In the last two days, the price fall has triggered margin calls and traders turned bearish, resulting in a dramatic surge in turnover and open interest of the Multi Commodity Exchange (MCX), India’s largest commodity futures trading platform.
While gold prices have fallen nearly 4 per cent last week, of which around 3.5 per cent decline was noticed in the last two days.
Gold for near-month delivery fell to close on Friday at Rs 26,135 per 10g from Rs 27,214 per 10g on Monday and Rs 27,079 per 10g on Wednesday.
“The steep fall in gold prices have triggered lots of stop losses on the MCX, as traders have turned bearish,” said Sugandha Sachdeva, in-charge (metals, energy and currency) research, Religare Securities Ltd.
In a rush to square off open position at the existing price, traders’ pushed “sell” orders. Consequently, total turnover of the MCX has suddenly sparked to Rs 7,933.7 crore from gold contracts on Friday compared with Rs 5,115.2 crore (Rs 51.15 billion) on Thursday and significantly lower at Rs 2,770.2 crore (Rs 27.70 billion) on Monday.
Similarly, aggregate open position in the gold contracts at the exchange shot up to 11,562 lots on Friday compared to 10,502 lots on Monday. Aggregate open position steadily moved up in the second fortnight of October from 9,941 lots on October 16.
Aggregate trading volumes have trebled last week from 10,195 lots on Monday to 30,366 lots on Friday.

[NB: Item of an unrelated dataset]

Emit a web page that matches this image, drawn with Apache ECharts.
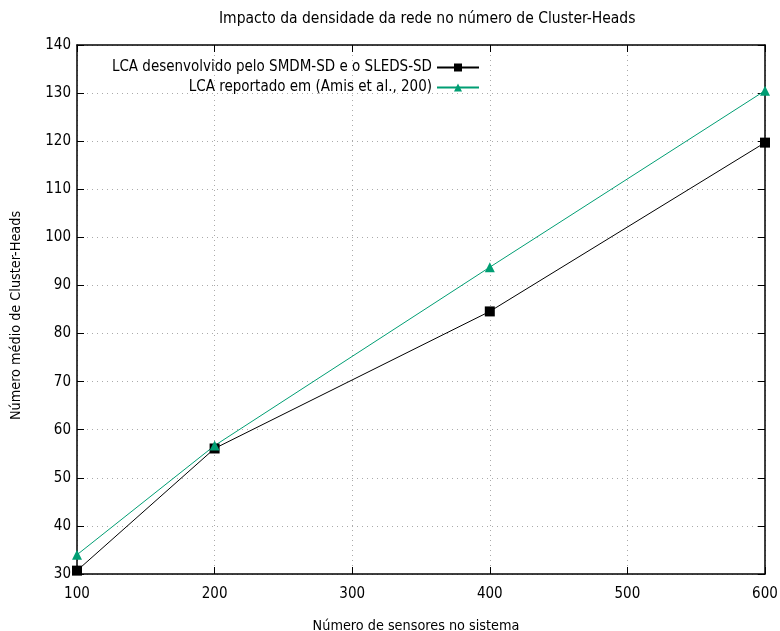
<!DOCTYPE html>
<html><head><meta charset="utf-8">
<script src="https://cdn.jsdelivr.net/npm/echarts@6/dist/echarts.min.js"></script>
<style>html,body{margin:0;padding:0;background:#fff}#c{width:780px;height:631px}</style>
</head><body><div id="c"></div>
<script>
const sensores = [100, 200, 400, 600];
const smdm = [30.7, 56.1, 84.6, 119.7];
const amis = [34.0, 56.7, 93.8, 130.5];
const seriesNames = ['LCA desenvolvido pelo SMDM-SD e o SLEDS-SD', 'LCA reportado em (Amis et al., 200)'];
const FONT = '"DejaVu Sans Condensed", "DejaVu Sans", sans-serif';
const chart = echarts.init(document.getElementById('c'), null, {renderer: 'canvas'});
const axisCommon = {
  axisLine: {show: true, lineStyle: {color: '#000', width: 1.5}},
  axisTick: {show: true, inside: true, length: 7, lineStyle: {color: '#000', width: 1}}
};
chart.setOption({
  animation: false,
  textStyle: {fontFamily: FONT},
  title: {text: 'Impacto da densidade da rede no número de Cluster-Heads', left: 214, top: 6,
    textStyle: {fontFamily: FONT, fontSize: 15.5, fontWeight: 'normal', color: '#000'}},
  grid: {left: 77, right: 15, top: 45, bottom: 57, containLabel: false, outerBoundsMode: 'none'},
  legend: {orient: 'vertical', right: 295, top: 55, align: 'right', itemGap: 5, itemWidth: 42, itemHeight: 10,
    textStyle: {fontFamily: FONT, fontSize: 15, color: '#000'},
    data: seriesNames},
  xAxis: [
    Object.assign({type: 'value', min: 100, max: 600, interval: 100, position: 'bottom',
      name: 'Número de sensores no sistema', nameLocation: 'middle', nameGap: 45,
      nameTextStyle: {fontFamily: FONT, fontSize: 14.3, color: '#000', padding: [0, 10, 0, 0]},
      axisLabel: {fontFamily: FONT, fontSize: 15, color: '#000', margin: 13},
      splitLine: {show: true, lineStyle: {color: '#aaa', type: [1, 4], width: 1}}}, axisCommon),
    Object.assign({type: 'value', min: 100, max: 600, interval: 100, position: 'top',
      axisLabel: {show: false}, splitLine: {show: false}}, axisCommon)
  ],
  yAxis: [
    Object.assign({type: 'value', min: 30, max: 140, interval: 10, position: 'left',
      name: 'Número médio de Cluster-Heads', nameLocation: 'middle', nameGap: 54,
      nameTextStyle: {fontFamily: FONT, fontSize: 14.3, color: '#000', padding: [0, 12, 0, 0]},
      axisLabel: {fontFamily: FONT, fontSize: 15, color: '#000', margin: 6},
      splitLine: {show: true, lineStyle: {color: '#aaa', type: [1, 4], width: 1}}}, axisCommon),
    Object.assign({type: 'value', min: 30, max: 140, interval: 10, position: 'right',
      axisLabel: {show: false}, splitLine: {show: false}}, axisCommon)
  ],
  series: [
    {name: seriesNames[0], type: 'line', data: sensores.map((x, i) => [x, smdm[i]]),
      symbol: 'rect', symbolSize: 10, lineStyle: {color: '#000', width: 1}, itemStyle: {color: '#000'}},
    {name: seriesNames[1], type: 'line', data: sensores.map((x, i) => [x, amis[i]]),
      symbol: 'triangle', symbolSize: 10, lineStyle: {color: '#009e73', width: 1}, itemStyle: {color: '#009e73'}}
  ]
});
</script></body></html>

“With inflation being lower globally, investors have felt no need to consider gold as a safe haven,” said Sachdeva, who forecast gold’s next support level at $1,120 an oz in the international market and Rs 25,000 per 10g on the MCX.
The bullion followed the move in the international market, where investors dumped bullion to invest in riskier assets, including real estate, equities and bonds. After falling to $1,163 an oz, gold recovered a bit to settle on Friday at $1,173.2 an oz in London, as bargain hunters booked the precious metal for profit in future.
Therefore, gold recorded a weekly decline of 4.34 per cent from $1,226.06 an oz on Monday and 3.20 per cent slump from $1,212.06 an oz on Wednesday.
Gold is facing a sell-off all around due to the Fed’s last week report on growing US economy.
The Federal Open Market Committee, in its statement on Wednesday, has said there has been a considerable improvement in outlook for the labour markets since the beginning of asset purchase programme.
The committee estimates that there is sufficient underlying strength in the economy to support ongoing progress towards maximum employment in respect to price stability.
However, the central bank is maintaining its existing policy of reinvesting its principal payments from holdings of debt and asset-backed securities agencies along with rolling over maturing treasury securities at auction.
This has raised hopes for the rise in US interest rates “sooner than expected”.
Also, in a completely divergent stance, Bank of Japan has surprised markets by announcing a stimulus package worth $726 billion to support its flagging economy and as consumer inflation cooled off further in the month of September.
This has steered a rally in global equities and dollar Index also ticked higher, trading near its four year high.
The move pulled yen down to 111.05 against the dollar and also helped dollar index to surge to 86.57, steadily moving towards record high 86.75 hit early October.
“Gold, therefore, might see the next initial support level of $1,145 an oz and then, $1,100 an oz thereafter after breaching the first support level,” said Gnanasekar Thiagarajan, director, Commtrendz Research.